A restrictive covenant is a private agreement between land owners that may restrict the way land can be used and developed. A covenant is not administered or enforced by the government or a council.
A restrictive covenant is created through a deed of agreement between two or more parties, usually agreed to in the contract and recorded on the transfer of land document.
Section 88(1) of the Transfer of Land Act 1958 provides that the burden of a restrictive covenant may be recorded on the certificate of title. For the covenant to be registered on the title it must be negative and prohibit the performance of specified acts, must be given for the benefit of another's land, must touch and concern the land and must intend to run with the land. If the covenant meets these requirements it will usually bind all successors in title.
If you are interested in purchasing a property and it has a restrictive covenant registered on the title or mentioned in the contract, you should seek legal advice to ensure that you may use the property as you intend. Varying or removing such restrictions is a complicated matter.
Good advice on covenants, how they operate and their implications for planning permit applications can be found on the website of the Department of Transport, Planning and Local Infrastructure.
Why are restrictive covenants created?
A Section 173 agreement is an agreement between the land owner and the council made under the Planning & Environment Act 1987. A Section 173 agreement sets out conditions or restrictions on the use and/or development of land. This agreement binds both the present land owner and any subsequent owner of that land.
This is done by registering the agreement on title.
A Section 173 agreement is a separate document to the title but is registered on a title by a reference (dealing) number.
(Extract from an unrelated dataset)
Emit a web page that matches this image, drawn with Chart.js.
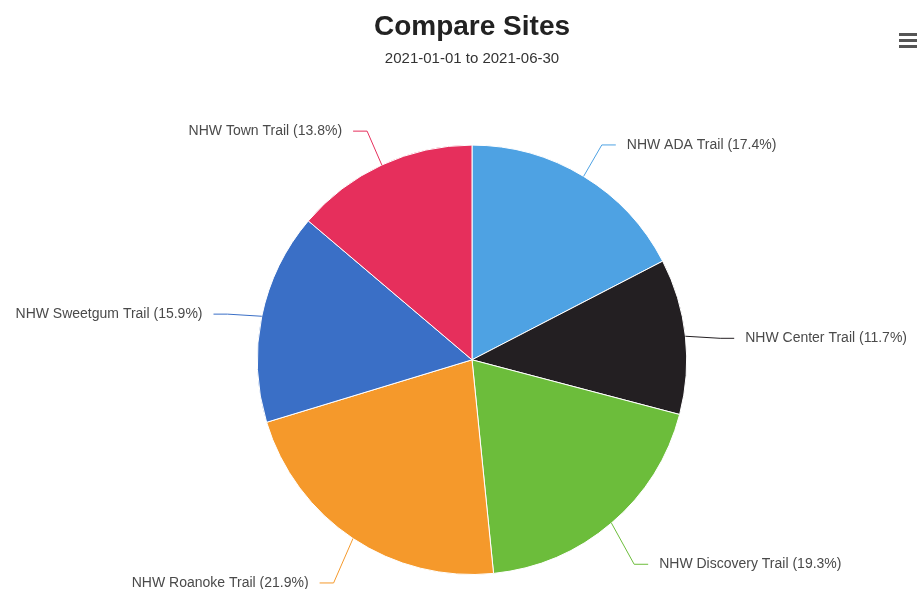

A search of this number will provide full details of the agreement and any associated documents such as urban design guidelines or building envelope plans for new housing estates. The agreement may also impose various fees or levies payable by an owner.
This agreement is intended to operate permanently and may deal with issues such as:
- Constraining future development by preventing subdivision or prohibiting dwellings;
- Addressing health and safety issues - contamination, clean-up, landscaping, road works.